RBC Previews This Week's Jobs Report in Canada
BY MT Newswires | ECONOMIC | 06:42 AM EST06:42 AM EST, 02/02/2026 (MT Newswires) -- Canada is scheduled to release the Labour Force Survey (LFS) for January on Friday, said RBC.
The bank expects the LFS to show a tick-down in the unemployment rate to 6.7%, after an increase to 6.8% in December that partially reversed an unusually large 0.5 percentage point decline over the prior two months. Employment is expected to have declined by 10,000 in January -- after the outsized 189,000 increase between September and December 2025.
Canadian labor market data is "notoriously" volatile month-to-month, but slower population growth is also sharply reducing the amount of job growth needed to absorb new workers into the workforce, stated RBC. A 9,900 increase in population in December was the smallest gain since the COVID-19 pandemic (December 2020) and the second smallest rise dating back to 1976.
The bank also thinks a partial reversal of a jump in the December participation rate will result in a pull-back in available labor in January.
RBC estimates these underlying structural trends to persist -- on average -- this year.
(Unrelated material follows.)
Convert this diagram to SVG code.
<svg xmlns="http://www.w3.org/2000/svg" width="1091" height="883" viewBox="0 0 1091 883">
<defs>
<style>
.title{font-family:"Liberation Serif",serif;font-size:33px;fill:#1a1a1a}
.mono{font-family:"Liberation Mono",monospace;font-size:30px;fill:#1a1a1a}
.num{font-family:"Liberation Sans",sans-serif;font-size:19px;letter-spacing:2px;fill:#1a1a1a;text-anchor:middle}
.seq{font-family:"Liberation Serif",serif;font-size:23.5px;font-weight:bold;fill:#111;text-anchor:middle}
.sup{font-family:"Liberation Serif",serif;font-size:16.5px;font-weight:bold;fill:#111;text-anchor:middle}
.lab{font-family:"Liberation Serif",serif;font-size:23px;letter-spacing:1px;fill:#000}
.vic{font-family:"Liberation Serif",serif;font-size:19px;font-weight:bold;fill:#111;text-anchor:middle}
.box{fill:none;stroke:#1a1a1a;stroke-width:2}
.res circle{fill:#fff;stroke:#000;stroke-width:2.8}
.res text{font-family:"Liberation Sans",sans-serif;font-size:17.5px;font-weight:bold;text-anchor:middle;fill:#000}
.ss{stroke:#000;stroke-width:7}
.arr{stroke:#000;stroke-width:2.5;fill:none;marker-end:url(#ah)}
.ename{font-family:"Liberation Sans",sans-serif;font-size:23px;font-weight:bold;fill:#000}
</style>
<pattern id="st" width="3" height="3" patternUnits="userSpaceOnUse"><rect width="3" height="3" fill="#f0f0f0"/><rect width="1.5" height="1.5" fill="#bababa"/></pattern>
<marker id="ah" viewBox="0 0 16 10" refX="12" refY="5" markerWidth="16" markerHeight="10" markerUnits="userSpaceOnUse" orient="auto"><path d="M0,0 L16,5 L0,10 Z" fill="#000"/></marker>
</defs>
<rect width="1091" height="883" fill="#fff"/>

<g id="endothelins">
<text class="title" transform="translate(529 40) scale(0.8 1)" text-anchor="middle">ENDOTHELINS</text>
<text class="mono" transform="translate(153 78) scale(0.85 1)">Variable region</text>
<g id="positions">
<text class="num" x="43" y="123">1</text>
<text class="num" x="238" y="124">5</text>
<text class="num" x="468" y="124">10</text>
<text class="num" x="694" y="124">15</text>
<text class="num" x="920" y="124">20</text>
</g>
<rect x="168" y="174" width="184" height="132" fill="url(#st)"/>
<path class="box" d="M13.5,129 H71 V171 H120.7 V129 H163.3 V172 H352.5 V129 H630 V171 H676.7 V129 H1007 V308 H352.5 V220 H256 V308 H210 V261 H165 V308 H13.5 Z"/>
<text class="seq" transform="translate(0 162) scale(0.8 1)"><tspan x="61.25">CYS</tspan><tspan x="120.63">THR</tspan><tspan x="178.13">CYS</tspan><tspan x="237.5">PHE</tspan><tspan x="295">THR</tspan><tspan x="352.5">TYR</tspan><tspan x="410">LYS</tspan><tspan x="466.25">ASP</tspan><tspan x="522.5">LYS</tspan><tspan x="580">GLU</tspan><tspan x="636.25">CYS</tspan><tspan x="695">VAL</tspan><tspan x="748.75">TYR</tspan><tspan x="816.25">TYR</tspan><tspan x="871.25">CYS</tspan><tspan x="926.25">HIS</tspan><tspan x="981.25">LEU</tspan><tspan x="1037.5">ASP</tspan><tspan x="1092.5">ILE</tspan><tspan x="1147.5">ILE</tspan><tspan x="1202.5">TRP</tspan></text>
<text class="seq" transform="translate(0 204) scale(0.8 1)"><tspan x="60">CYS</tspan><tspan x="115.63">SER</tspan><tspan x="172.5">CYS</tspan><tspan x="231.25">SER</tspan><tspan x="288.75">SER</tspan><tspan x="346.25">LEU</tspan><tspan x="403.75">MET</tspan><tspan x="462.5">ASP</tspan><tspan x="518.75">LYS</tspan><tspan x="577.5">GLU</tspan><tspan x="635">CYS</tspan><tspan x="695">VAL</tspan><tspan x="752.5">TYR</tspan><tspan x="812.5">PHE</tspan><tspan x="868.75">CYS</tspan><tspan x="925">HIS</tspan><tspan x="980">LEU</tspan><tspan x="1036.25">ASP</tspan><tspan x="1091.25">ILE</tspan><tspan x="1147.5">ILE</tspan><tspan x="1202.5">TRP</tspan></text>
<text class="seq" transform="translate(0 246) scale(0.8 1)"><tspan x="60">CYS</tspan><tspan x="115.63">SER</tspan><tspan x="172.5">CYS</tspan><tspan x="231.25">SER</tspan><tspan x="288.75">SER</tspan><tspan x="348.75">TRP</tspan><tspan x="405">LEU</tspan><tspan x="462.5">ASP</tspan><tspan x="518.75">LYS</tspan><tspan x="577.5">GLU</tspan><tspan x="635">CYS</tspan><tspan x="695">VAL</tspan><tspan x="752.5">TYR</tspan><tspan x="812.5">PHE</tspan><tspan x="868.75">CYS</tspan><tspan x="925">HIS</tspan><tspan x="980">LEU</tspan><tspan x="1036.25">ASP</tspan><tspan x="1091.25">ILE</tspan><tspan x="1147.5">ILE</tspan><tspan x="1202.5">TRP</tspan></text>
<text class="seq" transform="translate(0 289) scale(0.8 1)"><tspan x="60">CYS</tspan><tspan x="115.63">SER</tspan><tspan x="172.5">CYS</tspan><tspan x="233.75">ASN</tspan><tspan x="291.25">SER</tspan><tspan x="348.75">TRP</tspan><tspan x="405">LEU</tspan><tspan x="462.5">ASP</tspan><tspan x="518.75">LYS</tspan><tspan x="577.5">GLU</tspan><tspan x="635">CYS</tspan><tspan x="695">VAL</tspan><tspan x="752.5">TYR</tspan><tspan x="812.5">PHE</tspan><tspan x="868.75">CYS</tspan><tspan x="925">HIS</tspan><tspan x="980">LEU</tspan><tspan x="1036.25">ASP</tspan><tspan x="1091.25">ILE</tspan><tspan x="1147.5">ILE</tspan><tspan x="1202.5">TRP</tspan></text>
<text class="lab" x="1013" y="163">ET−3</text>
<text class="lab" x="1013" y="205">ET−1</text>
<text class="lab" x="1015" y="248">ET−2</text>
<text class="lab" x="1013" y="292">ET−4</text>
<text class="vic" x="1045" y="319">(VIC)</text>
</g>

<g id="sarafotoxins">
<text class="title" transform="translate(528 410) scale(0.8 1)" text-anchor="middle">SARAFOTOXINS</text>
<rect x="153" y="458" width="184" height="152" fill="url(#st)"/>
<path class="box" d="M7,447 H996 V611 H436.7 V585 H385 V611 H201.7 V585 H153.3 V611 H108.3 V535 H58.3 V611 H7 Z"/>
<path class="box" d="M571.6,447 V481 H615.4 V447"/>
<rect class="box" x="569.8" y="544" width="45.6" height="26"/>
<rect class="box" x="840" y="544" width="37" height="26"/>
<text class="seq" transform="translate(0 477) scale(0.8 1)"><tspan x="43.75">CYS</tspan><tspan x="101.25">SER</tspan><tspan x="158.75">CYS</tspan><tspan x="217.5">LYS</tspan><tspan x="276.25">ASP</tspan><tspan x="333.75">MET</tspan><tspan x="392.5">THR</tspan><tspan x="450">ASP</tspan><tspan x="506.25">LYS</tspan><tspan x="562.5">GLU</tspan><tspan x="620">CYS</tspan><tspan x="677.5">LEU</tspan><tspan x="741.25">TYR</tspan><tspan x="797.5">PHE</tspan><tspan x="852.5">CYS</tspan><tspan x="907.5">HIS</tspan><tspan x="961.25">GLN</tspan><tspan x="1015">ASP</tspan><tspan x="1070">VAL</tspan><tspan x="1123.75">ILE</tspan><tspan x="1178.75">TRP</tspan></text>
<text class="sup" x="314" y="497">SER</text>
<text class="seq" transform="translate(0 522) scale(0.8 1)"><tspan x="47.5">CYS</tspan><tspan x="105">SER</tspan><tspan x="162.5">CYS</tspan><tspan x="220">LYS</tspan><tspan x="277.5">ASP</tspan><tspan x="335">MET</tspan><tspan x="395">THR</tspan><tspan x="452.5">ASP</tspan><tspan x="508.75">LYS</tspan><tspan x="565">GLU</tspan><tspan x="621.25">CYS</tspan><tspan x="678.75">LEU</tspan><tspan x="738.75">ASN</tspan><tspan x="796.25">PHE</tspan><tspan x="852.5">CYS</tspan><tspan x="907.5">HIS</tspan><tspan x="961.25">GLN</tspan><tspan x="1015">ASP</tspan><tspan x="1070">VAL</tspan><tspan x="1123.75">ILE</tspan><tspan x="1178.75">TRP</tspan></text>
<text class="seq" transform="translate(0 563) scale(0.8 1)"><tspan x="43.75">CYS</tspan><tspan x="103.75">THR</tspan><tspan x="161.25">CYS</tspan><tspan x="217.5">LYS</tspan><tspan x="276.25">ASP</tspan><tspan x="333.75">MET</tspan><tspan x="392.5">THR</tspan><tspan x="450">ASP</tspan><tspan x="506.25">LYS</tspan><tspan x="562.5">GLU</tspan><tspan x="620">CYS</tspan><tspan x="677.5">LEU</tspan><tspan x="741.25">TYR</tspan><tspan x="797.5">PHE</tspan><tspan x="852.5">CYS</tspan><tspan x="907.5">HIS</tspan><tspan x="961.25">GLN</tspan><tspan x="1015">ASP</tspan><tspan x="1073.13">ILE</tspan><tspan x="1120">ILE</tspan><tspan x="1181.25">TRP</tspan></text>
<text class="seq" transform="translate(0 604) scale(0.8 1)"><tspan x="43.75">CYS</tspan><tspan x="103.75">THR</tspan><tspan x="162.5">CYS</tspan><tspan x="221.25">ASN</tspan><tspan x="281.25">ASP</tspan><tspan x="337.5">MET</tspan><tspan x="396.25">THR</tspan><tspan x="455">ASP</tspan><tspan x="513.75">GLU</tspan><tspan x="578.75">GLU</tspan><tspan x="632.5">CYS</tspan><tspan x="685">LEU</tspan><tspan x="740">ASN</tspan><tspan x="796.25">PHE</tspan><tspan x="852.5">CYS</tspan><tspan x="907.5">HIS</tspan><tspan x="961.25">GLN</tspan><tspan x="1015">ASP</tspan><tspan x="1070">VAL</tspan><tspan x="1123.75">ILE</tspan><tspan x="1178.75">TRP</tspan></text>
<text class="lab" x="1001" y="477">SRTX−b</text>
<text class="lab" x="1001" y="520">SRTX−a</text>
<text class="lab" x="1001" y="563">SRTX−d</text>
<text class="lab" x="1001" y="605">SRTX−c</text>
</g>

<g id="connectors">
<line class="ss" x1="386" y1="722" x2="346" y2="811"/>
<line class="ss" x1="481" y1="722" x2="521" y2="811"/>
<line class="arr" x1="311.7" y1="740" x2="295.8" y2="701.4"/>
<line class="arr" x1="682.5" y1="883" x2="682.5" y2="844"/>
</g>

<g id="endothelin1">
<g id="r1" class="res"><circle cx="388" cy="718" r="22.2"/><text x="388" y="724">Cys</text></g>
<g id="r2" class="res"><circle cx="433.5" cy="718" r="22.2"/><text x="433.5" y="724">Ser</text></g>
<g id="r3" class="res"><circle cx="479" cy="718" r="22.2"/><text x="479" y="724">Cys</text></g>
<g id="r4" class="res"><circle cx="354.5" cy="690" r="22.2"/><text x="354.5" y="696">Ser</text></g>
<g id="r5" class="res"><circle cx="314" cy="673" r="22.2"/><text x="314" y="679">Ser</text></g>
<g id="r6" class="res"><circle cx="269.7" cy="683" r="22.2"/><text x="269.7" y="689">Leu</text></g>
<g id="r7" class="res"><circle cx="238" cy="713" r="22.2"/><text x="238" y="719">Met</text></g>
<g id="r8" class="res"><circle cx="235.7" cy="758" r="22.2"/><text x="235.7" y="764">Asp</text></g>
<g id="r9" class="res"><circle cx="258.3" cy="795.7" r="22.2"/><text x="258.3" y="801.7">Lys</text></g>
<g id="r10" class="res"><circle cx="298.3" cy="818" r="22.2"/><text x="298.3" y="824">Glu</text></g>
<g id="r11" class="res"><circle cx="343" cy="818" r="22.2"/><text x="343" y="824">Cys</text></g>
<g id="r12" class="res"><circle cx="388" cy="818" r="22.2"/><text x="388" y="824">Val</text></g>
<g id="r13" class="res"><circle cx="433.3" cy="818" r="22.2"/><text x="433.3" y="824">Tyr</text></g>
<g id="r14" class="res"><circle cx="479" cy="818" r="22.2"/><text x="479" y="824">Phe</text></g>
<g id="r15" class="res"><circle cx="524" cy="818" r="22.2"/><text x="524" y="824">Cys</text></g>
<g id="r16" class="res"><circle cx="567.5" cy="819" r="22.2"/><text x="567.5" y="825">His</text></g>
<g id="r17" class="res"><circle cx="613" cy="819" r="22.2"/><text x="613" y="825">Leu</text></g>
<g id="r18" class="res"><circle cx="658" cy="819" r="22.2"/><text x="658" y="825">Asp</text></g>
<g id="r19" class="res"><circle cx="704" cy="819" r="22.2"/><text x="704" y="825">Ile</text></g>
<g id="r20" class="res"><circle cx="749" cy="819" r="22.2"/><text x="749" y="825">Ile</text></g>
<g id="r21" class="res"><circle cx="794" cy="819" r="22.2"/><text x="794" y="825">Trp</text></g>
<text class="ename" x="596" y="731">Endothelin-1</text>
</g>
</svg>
Slower population growth and an aging population mean even small declines in job counts in 2026 would be consistent with a steady to declining unemployment rate.
Looking ahead, Canadian firms' hiring intentions remained subdued, according to the latest Bank of Canada Business Outlook Survey -- and most business survey data is suggesting wage growth will edge lower. Job postings from Indeed.com, however, paint a more optimistic picture with hiring demand rising since September 2025 to levels close to the pre-tariff peak in January 2025, pointed out the bank.
Sectors heavily exposed to international trade disruptions, such as manufacturing, continue to underperform, but RBC continues to expect a stabilizing trade backdrop and strength in domestic demand will support a rebound in hiring overall. The bank looks for the unemployment rate to edge gradually lower to 6.3% by the end of this year.